The second is long-context synthesis. Reading dozens of documents and producing a coherent analysis that respects all of them is a workload where frontier models, with their larger effective context and stronger reasoning, still lead by a wide margin. Compressing that work onto a small model usually means losing fidelity in ways that are expensive to detect.

The third is multi-step agentic work over tasks that cannot be tightly scoped. The reliability of an agent degrades with the unpredictability of its environment, and a frontier model's broader competence buys margin against that unpredictability. The discipline of narrowing agent scope so that even a capable model stays reliable is the subject of what actually works for enterprise AI agents in 2026.

A useful rule: if you cannot write an evaluation set that captures what success looks like, you are probably in frontier-model territory, because the absence of a checkable answer is exactly the condition under which raw capability matters most.

A Sizing Framework You Can Run

Translating the five axes into a decision needs a repeatable process, not a one-time argument. The following sequence works for a single workload.

Define the task and its evaluation set first. Before choosing any model, write down what a correct output looks like and assemble a few hundred real examples with known-good answers. Without this, every downstream comparison is opinion.
Establish the frontier baseline. Run the best available frontier model against the evaluation set and record accuracy, latency, and cost per query. This is the quality ceiling and the cost ceiling.
Test the smallest plausible model next. Run a compact model against the same set, first as-is, then fine-tuned on a slice of the task data. Record the same three metrics.
Compute the gap and price it. Express the accuracy difference in business terms. If the small model is two percentage points behind on classification but costs a tenth as much and answers ten times faster, the question becomes whether those two points are worth the premium at your volume. Often they are not. Sometimes, in regulated or high-stakes flows, they are.
Decide where the data is allowed to go. If sensitivity or residency rules out the hosted option, the decision is made independent of the accuracy gap, and the work shifts to closing that gap with fine-tuning and retrieval rather than to model selection.
Choose retrieval and fine-tuning deliberately. A small model paired with good retrieval frequently beats a larger model working blind, because the missing knowledge is supplied at query time rather than baked into parameters. The trade-offs among fine-tuning, retrieval, and long context are laid out in the decision guide on fine-tuning versus RAG versus long context, and pairing a small model with retrieval often depends on a vector database, which is worth adopting only when the use case calls for one.

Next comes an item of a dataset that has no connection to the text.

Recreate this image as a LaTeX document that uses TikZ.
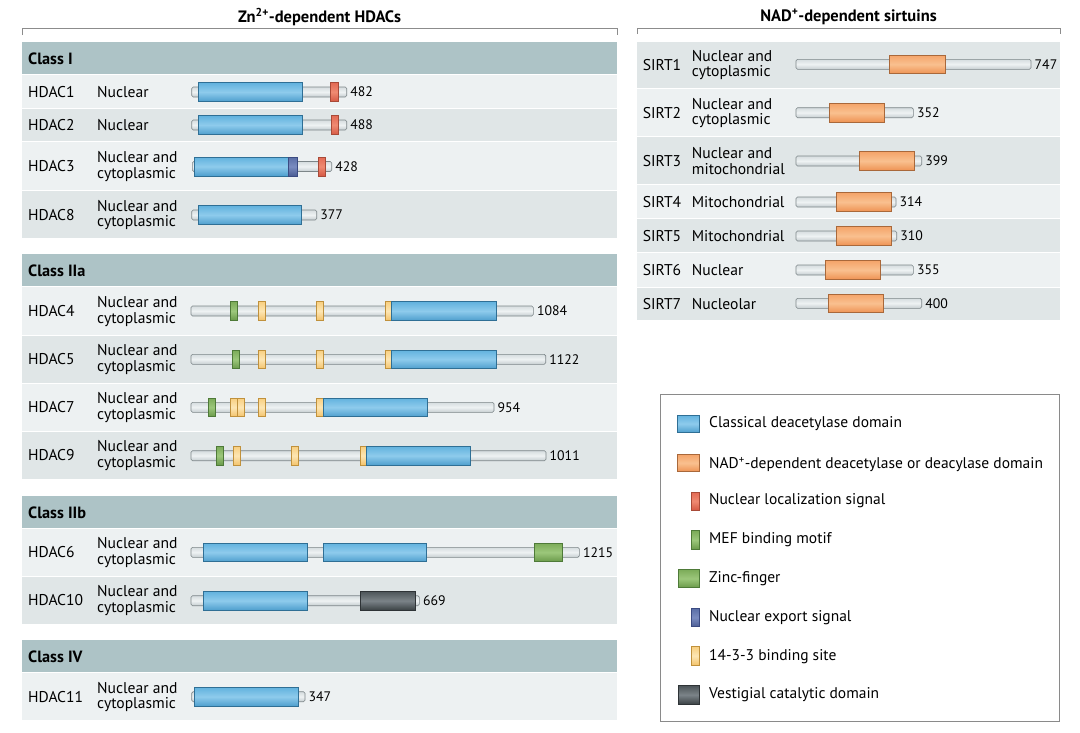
\documentclass[tikz,border=0pt]{standalone}
\usepackage{fontspec}
\setmainfont{PT Sans}
\definecolor{bandcol}{HTML}{ADC3C6}
\definecolor{rowlight}{HTML}{EDF1F2}
\definecolor{rowdark}{HTML}{E0E6E7}
\definecolor{bracketcol}{HTML}{8C8C8C}
\definecolor{bbdraw}{HTML}{7D8689}
\definecolor{bbtop}{HTML}{D6DDDF}
\definecolor{bbmid}{HTML}{EEF2F3}
\definecolor{bbbot}{HTML}{C5CDD0}
\definecolor{bldraw}{HTML}{2F6F95}
\definecolor{bltop}{HTML}{62B2DE}
\definecolor{blmid}{HTML}{8ECBEC}
\definecolor{blbot}{HTML}{4F9FCE}
\definecolor{ordraw}{HTML}{A9683A}
\definecolor{ortop}{HTML}{F4A46A}
\definecolor{ormid}{HTML}{F9C08F}
\definecolor{orbot}{HTML}{EE9354}
\definecolor{rddraw}{HTML}{A84A38}
\definecolor{rdtop}{HTML}{E36B55}
\definecolor{rdmid}{HTML}{EF8A72}
\definecolor{rdbot}{HTML}{D65A45}
\definecolor{grdraw}{HTML}{4E7A38}
\definecolor{grtop}{HTML}{7BAB58}
\definecolor{grmid}{HTML}{9CC77B}
\definecolor{grbot}{HTML}{6A9A4A}
\definecolor{yedraw}{HTML}{C0913C}
\definecolor{yetop}{HTML}{F8CF80}
\definecolor{yemid}{HTML}{FDE6B3}
\definecolor{yebot}{HTML}{F3C36C}
\definecolor{nedraw}{HTML}{3B4B82}
\definecolor{netop}{HTML}{5A6EA6}
\definecolor{nemid}{HTML}{7A8CC0}
\definecolor{nebot}{HTML}{4B5D94}
\definecolor{vedraw}{HTML}{2E3336}
\definecolor{vetop}{HTML}{4D5559}
\definecolor{vemid}{HTML}{7B8388}
\definecolor{vebot}{HTML}{3C4346}
\definecolor{legdraw}{HTML}{8A8A8A}
\newcommand\protbar[5]{% name, y, x1, x2, length
  \draw[backbone] (#3,#2-5) rectangle (#4,#2+5);
  \node[num] (#1) at (#4+3.5,#2) {#5};
}
\newcommand\dombox[4]{% style, y, x1, x2
  \draw[#1] (#3,#2-9.3) rectangle (#4,#2+9.3);
}
\begin{document}
\begin{tikzpicture}[x=1pt,y=-1pt,
  lbl/.style={anchor=west,inner sep=0pt,font=\fontsize{15.6}{15.5}\selectfont,align=left},
  num/.style={anchor=west,inner sep=0pt,font=\fontsize{13.8}{14}\selectfont},
  hdr/.style={anchor=west,inner sep=0pt,font=\bfseries\fontsize{16.3}{17}\selectfont},
  ttl/.style={inner sep=0pt,font=\bfseries\fontsize{16.5}{17}\selectfont},
  legtxt/.style={anchor=west,inner sep=0pt,font=\fontsize{15.5}{16}\selectfont},
  band/.style={fill=bandcol,draw=none},
  rowl/.style={fill=rowlight,draw=none},
  rowd/.style={fill=rowdark,draw=none},
  bracket/.style={draw=bracketcol,line width=0.8pt},
  backbone/.style={draw=bbdraw,line width=0.6pt,rounded corners=1.5pt,top color=bbtop,bottom color=bbbot,middle color=bbmid},
  bluedom/.style={draw=bldraw,line width=0.6pt,top color=bltop,bottom color=blbot,middle color=blmid},
  orangedom/.style={draw=ordraw,line width=0.6pt,top color=ortop,bottom color=orbot,middle color=ormid},
  nls/.style={draw=rddraw,line width=0.6pt,top color=rdtop,bottom color=rdbot,middle color=rdmid},
  mef/.style={draw=grdraw,line width=0.6pt,top color=grtop,bottom color=grbot,middle color=grmid},
  zinc/.style={draw=grdraw,line width=0.6pt,top color=grtop,bottom color=grbot,middle color=grmid},
  nes/.style={draw=nedraw,line width=0.6pt,top color=netop,bottom color=nebot,middle color=nemid},
  bind/.style={draw=yedraw,line width=0.6pt,top color=yetop,bottom color=yebot,middle color=yemid},
  vest/.style={draw=vedraw,line width=0.6pt,top color=vetop,bottom color=vebot,middle color=vemid},
]
\useasboundingbox[fill=white] (0,0) rectangle (1080,732);

% ---------- titles and brackets ----------
\node[ttl] (tzn) at (319.5,17) {Zn\textsuperscript{2+}-dependent HDACs};
\node[ttl] (tnad) at (848.5,17) {NAD\textsuperscript{+}-dependent sirtuins};
\draw[bracket] (22,35) -- (22,28) -- (617,28) -- (617,35);
\draw[bracket] (637,34) -- (637,28) -- (1060,28) -- (1060,34);

% ---------- left panel backgrounds ----------
\fill[band] (22,42) rectangle (617,74);
\fill[rowl] (22,75) rectangle (617,108);
\fill[rowd] (22,109) rectangle (617,141);
\fill[rowl] (22,142) rectangle (617,190);
\fill[rowd] (22,191) rectangle (617,238);
\fill[band] (22,254) rectangle (617,286);
\fill[rowl] (22,287) rectangle (617,334.5);
\fill[rowd] (22,335.5) rectangle (617,382.5);
\fill[rowl] (22,383.5) rectangle (617,430.5);
\fill[rowd] (22,431.5) rectangle (617,478.5);
\fill[band] (22,495.5) rectangle (617,528);
\fill[rowl] (22,529) rectangle (617,575.5);
\fill[rowd] (22,576.5) rectangle (617,623.5);
\fill[band] (22,640) rectangle (617,671.5);
\fill[rowl] (22,672.5) rectangle (617,720);

% ---------- right panel backgrounds ----------
\fill[rowd] (637,41.5) rectangle (1060,87.5);
\fill[rowl] (637,88.5) rectangle (1060,136);
\fill[rowd] (637,137) rectangle (1060,184);
\fill[rowl] (637,185) rectangle (1060,218.3);
\fill[rowd] (637,219.3) rectangle (1060,252.3);
\fill[rowl] (637,253.3) rectangle (1060,286.7);
\fill[rowd] (637,287.7) rectangle (1060,320);

% ---------- class headers ----------
\node[hdr] (c1) at (28,58.5) {Class I};
\node[hdr] (c2a) at (28,270.5) {Class IIa};
\node[hdr] (c2b) at (28,512.5) {Class IIb};
\node[hdr] (c4) at (28,656.5) {Class IV};

% ---------- HDAC labels ----------
\node[lbl] (h1) at (28,92) {HDAC1};
\node[lbl] (h1loc) at (97,92) {Nuclear};
\node[lbl] (h2) at (28,125.5) {HDAC2};
\node[lbl] (h2loc) at (97,125.5) {Nuclear};
\node[lbl] (h3) at (28,166.5) {HDAC3};
\node[lbl] (h3loc) at (97,166.5) {Nuclear and\\cytoplasmic};
\node[lbl] (h8) at (28,215) {HDAC8};
\node[lbl] (h8loc) at (97,215) {Nuclear and\\cytoplasmic};
\node[lbl] (h4) at (28,311.5) {HDAC4};
\node[lbl] (h4loc) at (97,311.5) {Nuclear and\\cytoplasmic};
\node[lbl] (h5) at (28,359.5) {HDAC5};
\node[lbl] (h5loc) at (97,359.5) {Nuclear and\\cytoplasmic};
\node[lbl] (h7) at (28,407.5) {HDAC7};
\node[lbl] (h7loc) at (97,407.5) {Nuclear and\\cytoplasmic};
\node[lbl] (h9) at (28,455.5) {HDAC9};
\node[lbl] (h9loc) at (97,455.5) {Nuclear and\\cytoplasmic};
\node[lbl] (h6) at (28,552.5) {HDAC6};
\node[lbl] (h6loc) at (97,552.5) {Nuclear and\\cytoplasmic};
\node[lbl] (h10) at (28,600.5) {HDAC10};
\node[lbl] (h10loc) at (97,600.5) {Nuclear and\\cytoplasmic};
\node[lbl] (h11) at (28,697) {HDAC11};
\node[lbl] (h11loc) at (97,697) {Nuclear and\\cytoplasmic};

% ---------- SIRT labels ----------
\node[lbl] (s1) at (642.7,65) {SIRT1};
\node[lbl] (s1loc) at (691.7,65) {Nuclear and\\cytoplasmic};
\node[lbl] (s2) at (642.7,113) {SIRT2};
\node[lbl] (s2loc) at (691.7,113) {Nuclear and\\cytoplasmic};
\node[lbl] (s3) at (642.7,161) {SIRT3};
\node[lbl] (s3loc) at (691.7,161) {Nuclear and\\mitochondrial};
\node[lbl] (s4) at (642.7,202) {SIRT4};
\node[lbl] (s4loc) at (691.7,202) {Mitochondrial};
\node[lbl] (s5) at (642.7,236) {SIRT5};
\node[lbl] (s5loc) at (691.7,236) {Mitochondrial};
\node[lbl] (s6) at (642.7,270.2) {SIRT6};
\node[lbl] (s6loc) at (691.7,270.2) {Nuclear};
\node[lbl] (s7) at (642.7,304) {SIRT7};
\node[lbl] (s7loc) at (691.7,304) {Nucleolar};

% ---------- HDAC bars ----------
% HDAC1
\protbar{n482}{92}{191.7}{346.7}{482}
\dombox{bluedom}{92}{198.3}{302.7}
\dombox{nls}{92}{330}{338}
% HDAC2
\protbar{n488}{125}{191.7}{346.7}{488}
\dombox{bluedom}{125}{198.3}{302.7}
\dombox{nls}{125}{331}{338.7}
% HDAC3
\protbar{n428}{166.5}{192.3}{331.7}{428}
\dombox{bluedom}{166.5}{194}{290}
\dombox{nes}{166.5}{288.3}{297.3}
\dombox{nls}{166.5}{318.3}{325.7}
% HDAC8
\protbar{n377}{215}{191.7}{316.7}{377}
\dombox{bluedom}{215}{198.3}{301.7}
% HDAC4
\protbar{n1084}{311}{191}{533.3}{1084}
\dombox{mef}{311}{230.7}{237.3}
\dombox{bind}{311}{258.3}{265}
\dombox{bind}{311}{316.7}{323.3}
\dombox{bind}{311}{385}{391.7}
\dombox{bluedom}{311}{391.7}{496}
% HDAC5
\protbar{n1122}{359.3}{191}{545.7}{1122}
\dombox{mef}{359.3}{232.3}{239}
\dombox{bind}{359.3}{258.3}{265}
\dombox{bind}{359.3}{316.7}{323.3}
\dombox{bind}{359.3}{385}{391.7}
\dombox{bluedom}{359.3}{391.7}{496}
% HDAC7
\protbar{n954}{407.3}{191}{494}{954}
\dombox{mef}{407.3}{208.3}{215}
\dombox{bind}{407.3}{230.7}{237.3}
\dombox{bind}{407.3}{237.3}{244}
\dombox{bind}{407.3}{258.3}{265}
\dombox{bind}{407.3}{316.7}{323.3}
\dombox{bluedom}{407.3}{323.3}{427.7}
% HDAC9
\protbar{n1011}{455.7}{191}{546}{1011}
\dombox{mef}{455.7}{216.7}{223.3}
\dombox{bind}{455.7}{233.3}{240}
\dombox{bind}{455.7}{291.7}{298.3}
\dombox{bind}{455.7}{360}{366.7}
\dombox{bluedom}{455.7}{366.7}{470.7}
% HDAC6
\protbar{n1215}{552.3}{191}{579.3}{1215}
\dombox{bluedom}{552.3}{203.3}{307.3}
\dombox{bluedom}{552.3}{323.3}{426.7}
\dombox{zinc}{552.3}{534.3}{562.7}
% HDAC10
\protbar{n669}{600.7}{191}{419.3}{669}
\dombox{bluedom}{600.7}{203.3}{307.3}
\dombox{vest}{600.7}{360}{415}
% HDAC11
\protbar{n347}{696.7}{191.7}{305}{347}
\dombox{bluedom}{696.7}{194}{298.3}

% ---------- SIRT bars ----------
\protbar{n747}{64.3}{796}{1031}{747}
\dombox{orangedom}{64.3}{889.3}{945}
\protbar{n352}{112.7}{796}{913.3}{352}
\dombox{orangedom}{112.7}{829}{884.3}
\protbar{n399}{161}{796}{921.7}{399}
\dombox{orangedom}{161}{859.3}{914.7}
\protbar{n314}{202}{796}{896}{314}
\dombox{orangedom}{202}{836}{891.3}
\protbar{n310}{236}{796}{896.7}{310}
\dombox{orangedom}{236}{836}{891.3}
\protbar{n355}{270}{796}{913.3}{355}
\dombox{orangedom}{270}{825}{880.3}
\protbar{n400}{303.3}{796}{921.7}{400}
\dombox{orangedom}{303.3}{828.3}{883.7}

% ---------- legend ----------
\draw[draw=legdraw,line width=0.8pt,fill=white] (660,394.5) rectangle (1059.5,721);
\draw[bluedom] (677.3,415) rectangle (699,432.5);
\node[legtxt] (l1) at (709,424) {Classical deacetylase domain};
\draw[orangedom] (677.3,454.3) rectangle (699,471.7);
\node[legtxt] (l2) at (709,464.5) {NAD\textsuperscript{+}-dependent deacetylase or deacylase domain};
\draw[nls] (691,492.3) rectangle (699,510);
\node[legtxt] (l3) at (709,501) {Nuclear localization signal};
\draw[mef] (691,530.7) rectangle (699,549.3);
\node[legtxt] (l4) at (709,539.7) {MEF binding motif};
\draw[zinc] (678.3,569.3) rectangle (699,587.7);
\node[legtxt] (l5) at (709,578.5) {Zinc-finger};
\draw[nes] (691,608.3) rectangle (699,626.7);
\node[legtxt] (l6) at (709,617.5) {Nuclear export signal};
\draw[bind] (691,646.7) rectangle (699,665);
\node[legtxt] (l7) at (709,656.5) {14-3-3 binding site};
\draw[vest] (678.3,685.7) rectangle (699,704);
\node[legtxt] (l8) at (709,695) {Vestigial catalytic domain};
\end{tikzpicture}
\end{document}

The output of this framework is not a single model. It is a routing policy: which tasks go to which tier, with the frontier model reserved for the work that genuinely needs it and the small models carrying the volume.

The Economic Case, Stated Plainly

The reason this matters to executives rather than only to engineers is that model selection is now a unit-economics decision. An AI feature whose per-query cost is set by a frontier API may be unprofitable at scale even when it delights users in a demo. The same feature, served by a fine-tuned small model for the common case and escalated to a frontier model only for the hard tail, can have a cost structure that survives growth.

Organizations consistently find that the highest-leverage move is not switching everything to small models, which would sacrifice quality on the hard tasks, but building the routing layer that sends each request to the cheapest model that can handle it. That layer is where the savings live, and it is invisible to anyone looking only at model benchmarks.

The evidence from production deployments in 2026 points the same direction: the teams with healthy AI economics are the ones that stopped treating model choice as a brand decision and started treating it as a per-task optimization, measured against their own evaluation sets and their own cost and latency budgets.

Key Takeaways for Decision-Makers

The frontier model is not the safe default. It is the expensive default, and it is the right choice only for the subset of work that is open-ended, long-context, or genuinely unpredictable. For the large remainder, the narrow, high-volume, latency-sensitive, privacy-bound work that makes up most request traffic, a smaller model is frequently faster, cheaper, more private, and accurate enough. The organizations that win on AI economics in 2026 are the ones that measure both and route accordingly.

Frequently Asked Questions

What counts as a small language model in 2026?

There is no official cutoff, but the practical definition is a model small enough to run cost-effectively on a single accelerator, a CPU, or an edge device while still handling a defined task at acceptable accuracy. In practice that spans roughly a few hundred million to about fifteen billion parameters, whether the model is open-weight and fine-tuned in-house or a compact hosted tier.

When should an organization choose a small model over a frontier model?

Choose the smaller model when the task is bounded and checkable, the volume is high enough that per-query cost matters, the latency budget is tight, or the data cannot leave the organization's trust boundary. Choose the frontier model when the task is open-ended, requires long-context synthesis, or runs over genuinely unpredictable inputs where a fine-tuned model would degrade silently.

Do small models actually match frontier accuracy?

On narrow, well-defined tasks such as classification, extraction, and routing, a small model fine-tuned on the organization's own data routinely reaches accuracy within a point or two of a frontier model, and sometimes matches it. On open-ended reasoning and long-context work the gap remains wide. The only reliable way to know is to test both against a real evaluation set rather than trusting a vendor benchmark.

How much can small models actually save at scale?

The saving is most visible at high volume. A fine-tuned small model on owned or reserved infrastructure can cut per-query cost by an order of magnitude or more relative to a frontier API at millions of calls per month. The largest gains usually come from a routing layer that sends only the hard tail of requests to the frontier model and serves the common case cheaply.

What is the most common mistake teams make here?

Reaching for the frontier model by reflex. The cheaper, faster, more private option is frequently good enough, and defaulting to the largest model leaves cost, latency, and privacy advantages on the table. The fix is to treat model selection as a per-task measurement rather than a single brand decision.